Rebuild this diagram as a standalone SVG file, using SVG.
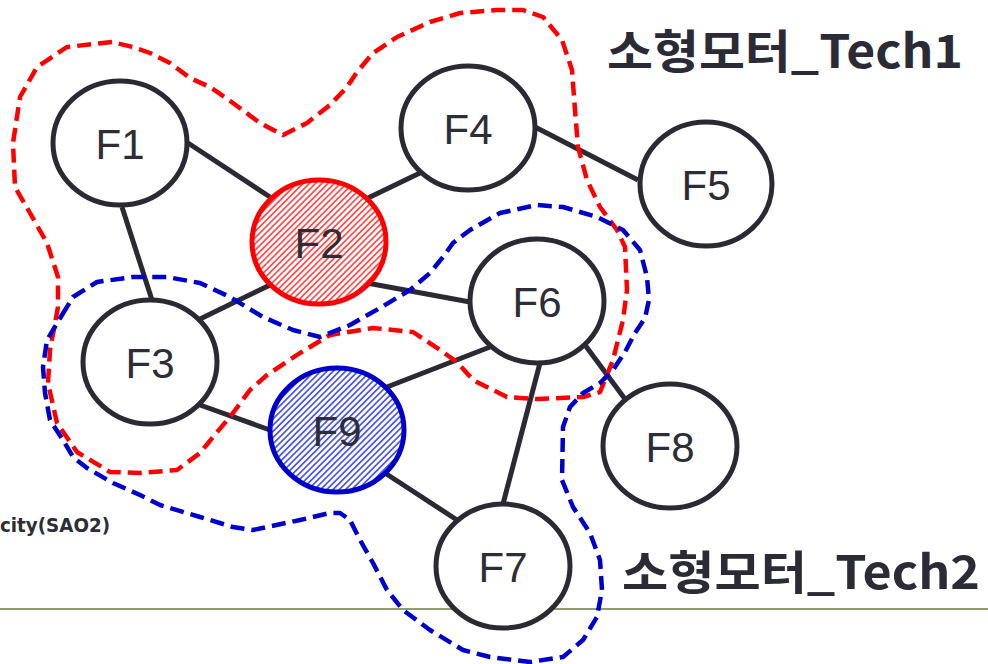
<svg xmlns="http://www.w3.org/2000/svg" width="988" height="664" viewBox="0 0 988 664">
<defs>
<pattern id="hatchRed" patternUnits="userSpaceOnUse" width="4.4" height="4.4" patternTransform="rotate(-45)">
<rect width="4.4" height="4.4" fill="#ffffff"/>
<rect width="4.4" height="1.7" fill="#ff4a4a"/>
</pattern>
<pattern id="hatchBlue" patternUnits="userSpaceOnUse" width="4.4" height="4.4" patternTransform="rotate(-45)">
<rect width="4.4" height="4.4" fill="#ffffff"/>
<rect width="4.4" height="1.7" fill="#4a55e6"/>
</pattern>
</defs>
<style>
.edge{stroke:#2b2a33;stroke-width:5;fill:none}
.node{fill:#ffffff;stroke:#2b2a33;stroke-width:5}
.lbl{font-family:"Liberation Sans",Arial,sans-serif;font-size:42px;fill:#2d2d35;text-anchor:middle}
.grp{fill:none;stroke-width:4.5;stroke-dasharray:14 7;stroke-linejoin:round}
.title{font-family:"Noto Sans CJK KR","Noto Sans",sans-serif;font-size:46px;font-weight:bold;fill:#2b2b35}
</style>
<rect width="988" height="664" fill="#ffffff"/>
<line x1="0" y1="609" x2="988" y2="609" stroke="#8f9c74" stroke-width="2.2"/>
<text x="0" y="532" font-family="'DejaVu Sans',Verdana,sans-serif" font-size="19.5" font-weight="bold" fill="#2d2d35" textLength="110" lengthAdjust="spacingAndGlyphs">city(SAO2)</text>
<g id="connectors">
<line class="edge" x1="188" y1="143" x2="270" y2="197"/>
<line class="edge" x1="122" y1="207" x2="152" y2="300"/>
<line class="edge" x1="270" y1="285" x2="198" y2="320"/>
<line class="edge" x1="368" y1="198" x2="422" y2="172"/>
<line class="edge" x1="535" y1="127" x2="638" y2="180"/>
<line class="edge" x1="367" y1="283" x2="470" y2="302"/>
<line class="edge" x1="200" y1="405" x2="270" y2="430"/>
<line class="edge" x1="387" y1="387" x2="490" y2="347"/>
<line class="edge" x1="540" y1="363" x2="503" y2="504"/>
<line class="edge" x1="585" y1="345" x2="625" y2="399"/>
<line class="edge" x1="385" y1="473" x2="457" y2="520"/>
</g>
<g id="node-F1"><ellipse class="node" cx="120" cy="143" rx="67" ry="62"/><text class="lbl" x="120" y="159">F1</text></g>
<g id="node-F2"><ellipse cx="319" cy="242" rx="67" ry="62" fill="url(#hatchRed)" stroke="#ff0000" stroke-width="5"/><text class="lbl" x="319" y="258">F2</text></g>
<g id="node-F3"><ellipse class="node" cx="150" cy="362" rx="67" ry="62"/><text class="lbl" x="150" y="378">F3</text></g>
<g id="node-F4"><ellipse class="node" cx="468" cy="128" rx="67" ry="62"/><text class="lbl" x="468" y="144">F4</text></g>
<g id="node-F5"><ellipse class="node" cx="706" cy="184" rx="66" ry="62"/><text class="lbl" x="706" y="200">F5</text></g>
<g id="node-F6"><ellipse class="node" cx="537" cy="301" rx="67" ry="62"/><text class="lbl" x="537" y="317">F6</text></g>
<g id="node-F7"><ellipse class="node" cx="503" cy="566" rx="67" ry="62"/><text class="lbl" x="503" y="582">F7</text></g>
<g id="node-F8"><ellipse class="node" cx="670" cy="446" rx="67" ry="62"/><text class="lbl" x="670" y="462">F8</text></g>
<g id="node-F9"><ellipse cx="337" cy="430" rx="67" ry="62" fill="url(#hatchBlue)" stroke="#0000c8" stroke-width="5"/><text class="lbl" x="337" y="446">F9</text></g>
<g id="group-tech1">
<path class="grp" stroke="#ff0000" d="M112,42 L67,47 L37,67 L20,97 L13,143 L15,187 L30,213 L47,243 L58,277 L58,307 L50,350 L48,383 L57,423 L77,452 L110,472 L140,473 L177,470 L200,453 L213,437 L233,413 L250,390 L267,375 L300,353 L330,335 L373,328 L413,332 L440,350 L457,362 L473,380 L507,397 L537,399 L583,397 L600,392 L613,360 L623,320 L627,290 L625,247 L617,230 L600,207 L587,180 L578,147 L575,110 L572,70 L562,40 L543,17 L523,10 L497,10 L460,13 L430,22 L397,37 L373,53 L357,72 L347,87 L330,105 L307,123 L283,135 L260,123 L233,103 L210,87 L190,78 L170,63 L150,53 L133,47 Z"/>
<text class="title" x="607" y="68" textLength="356" lengthAdjust="spacingAndGlyphs">소형모터_Tech1</text>
</g>
<g id="group-tech2">
<path class="grp" stroke="#0000cc" d="M62,315 L73,297 L97,282 L133,277 L167,277 L200,283 L230,297 L263,317 L293,330 L320,337 L350,325 L380,308 L410,290 L430,273 L443,257 L453,243 L470,230 L500,213 L537,205 L563,207 L597,217 L623,230 L640,250 L647,277 L649,300 L645,318 L635,333 L625,352 L613,370 L600,383 L583,393 L570,407 L563,427 L562,480 L573,507 L590,533 L600,560 L602,590 L597,617 L583,640 L563,657 L530,662 L490,657 L463,650 L430,630 L403,610 L387,590 L373,563 L360,540 L350,520 L340,513 L330,513 L300,520 L253,530 L233,527 L200,517 L160,505 L140,495 L113,483 L87,468 L73,457 L63,440 L50,420 L45,393 L43,367 L47,340 Z"/>
<text class="title" x="622" y="589" textLength="358" lengthAdjust="spacingAndGlyphs">소형모터_Tech2</text>
</g>
</svg>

• [Problem description]
Copy all the lines of data exactly as they appear, dropping any images.

• [Response]
Rebuild this diagram as a standalone SVG file, using SVG.
<svg xmlns="http://www.w3.org/2000/svg" width="988" height="664" viewBox="0 0 988 664">
<defs>
<pattern id="hatchRed" patternUnits="userSpaceOnUse" width="4.4" height="4.4" patternTransform="rotate(-45)">
<rect width="4.4" height="4.4" fill="#ffffff"/>
<rect width="4.4" height="1.7" fill="#ff4a4a"/>
</pattern>
<pattern id="hatchBlue" patternUnits="userSpaceOnUse" width="4.4" height="4.4" patternTransform="rotate(-45)">
<rect width="4.4" height="4.4" fill="#ffffff"/>
<rect width="4.4" height="1.7" fill="#4a55e6"/>
</pattern>
</defs>
<style>
.edge{stroke:#2b2a33;stroke-width:5;fill:none}
.node{fill:#ffffff;stroke:#2b2a33;stroke-width:5}
.lbl{font-family:"Liberation Sans",Arial,sans-serif;font-size:42px;fill:#2d2d35;text-anchor:middle}
.grp{fill:none;stroke-width:4.5;stroke-dasharray:14 7;stroke-linejoin:round}
.title{font-family:"Noto Sans CJK KR","Noto Sans",sans-serif;font-size:46px;font-weight:bold;fill:#2b2b35}
</style>
<rect width="988" height="664" fill="#ffffff"/>
<line x1="0" y1="609" x2="988" y2="609" stroke="#8f9c74" stroke-width="2.2"/>
<text x="0" y="532" font-family="'DejaVu Sans',Verdana,sans-serif" font-size="19.5" font-weight="bold" fill="#2d2d35" textLength="110" lengthAdjust="spacingAndGlyphs">city(SAO2)</text>
<g id="connectors">
<line class="edge" x1="188" y1="143" x2="270" y2="197"/>
<line class="edge" x1="122" y1="207" x2="152" y2="300"/>
<line class="edge" x1="270" y1="285" x2="198" y2="320"/>
<line class="edge" x1="368" y1="198" x2="422" y2="172"/>
<line class="edge" x1="535" y1="127" x2="638" y2="180"/>
<line class="edge" x1="367" y1="283" x2="470" y2="302"/>
<line class="edge" x1="200" y1="405" x2="270" y2="430"/>
<line class="edge" x1="387" y1="387" x2="490" y2="347"/>
<line class="edge" x1="540" y1="363" x2="503" y2="504"/>
<line class="edge" x1="585" y1="345" x2="625" y2="399"/>
<line class="edge" x1="385" y1="473" x2="457" y2="520"/>
</g>
<g id="node-F1"><ellipse class="node" cx="120" cy="143" rx="67" ry="62"/><text class="lbl" x="120" y="159">F1</text></g>
<g id="node-F2"><ellipse cx="319" cy="242" rx="67" ry="62" fill="url(#hatchRed)" stroke="#ff0000" stroke-width="5"/><text class="lbl" x="319" y="258">F2</text></g>
<g id="node-F3"><ellipse class="node" cx="150" cy="362" rx="67" ry="62"/><text class="lbl" x="150" y="378">F3</text></g>
<g id="node-F4"><ellipse class="node" cx="468" cy="128" rx="67" ry="62"/><text class="lbl" x="468" y="144">F4</text></g>
<g id="node-F5"><ellipse class="node" cx="706" cy="184" rx="66" ry="62"/><text class="lbl" x="706" y="200">F5</text></g>
<g id="node-F6"><ellipse class="node" cx="537" cy="301" rx="67" ry="62"/><text class="lbl" x="537" y="317">F6</text></g>
<g id="node-F7"><ellipse class="node" cx="503" cy="566" rx="67" ry="62"/><text class="lbl" x="503" y="582">F7</text></g>
<g id="node-F8"><ellipse class="node" cx="670" cy="446" rx="67" ry="62"/><text class="lbl" x="670" y="462">F8</text></g>
<g id="node-F9"><ellipse cx="337" cy="430" rx="67" ry="62" fill="url(#hatchBlue)" stroke="#0000c8" stroke-width="5"/><text class="lbl" x="337" y="446">F9</text></g>
<g id="group-tech1">
<path class="grp" stroke="#ff0000" d="M112,42 L67,47 L37,67 L20,97 L13,143 L15,187 L30,213 L47,243 L58,277 L58,307 L50,350 L48,383 L57,423 L77,452 L110,472 L140,473 L177,470 L200,453 L213,437 L233,413 L250,390 L267,375 L300,353 L330,335 L373,328 L413,332 L440,350 L457,362 L473,380 L507,397 L537,399 L583,397 L600,392 L613,360 L623,320 L627,290 L625,247 L617,230 L600,207 L587,180 L578,147 L575,110 L572,70 L562,40 L543,17 L523,10 L497,10 L460,13 L430,22 L397,37 L373,53 L357,72 L347,87 L330,105 L307,123 L283,135 L260,123 L233,103 L210,87 L190,78 L170,63 L150,53 L133,47 Z"/>
<text class="title" x="607" y="68" textLength="356" lengthAdjust="spacingAndGlyphs">소형모터_Tech1</text>
</g>
<g id="group-tech2">
<path class="grp" stroke="#0000cc" d="M62,315 L73,297 L97,282 L133,277 L167,277 L200,283 L230,297 L263,317 L293,330 L320,337 L350,325 L380,308 L410,290 L430,273 L443,257 L453,243 L470,230 L500,213 L537,205 L563,207 L597,217 L623,230 L640,250 L647,277 L649,300 L645,318 L635,333 L625,352 L613,370 L600,383 L583,393 L570,407 L563,427 L562,480 L573,507 L590,533 L600,560 L602,590 L597,617 L583,640 L563,657 L530,662 L490,657 L463,650 L430,630 L403,610 L387,590 L373,563 L360,540 L350,520 L340,513 L330,513 L300,520 L253,530 L233,527 L200,517 L160,505 L140,495 L113,483 L87,468 L73,457 L63,440 L50,420 L45,393 L43,367 L47,340 Z"/>
<text class="title" x="622" y="589" textLength="358" lengthAdjust="spacingAndGlyphs">소형모터_Tech2</text>
</g>
</svg>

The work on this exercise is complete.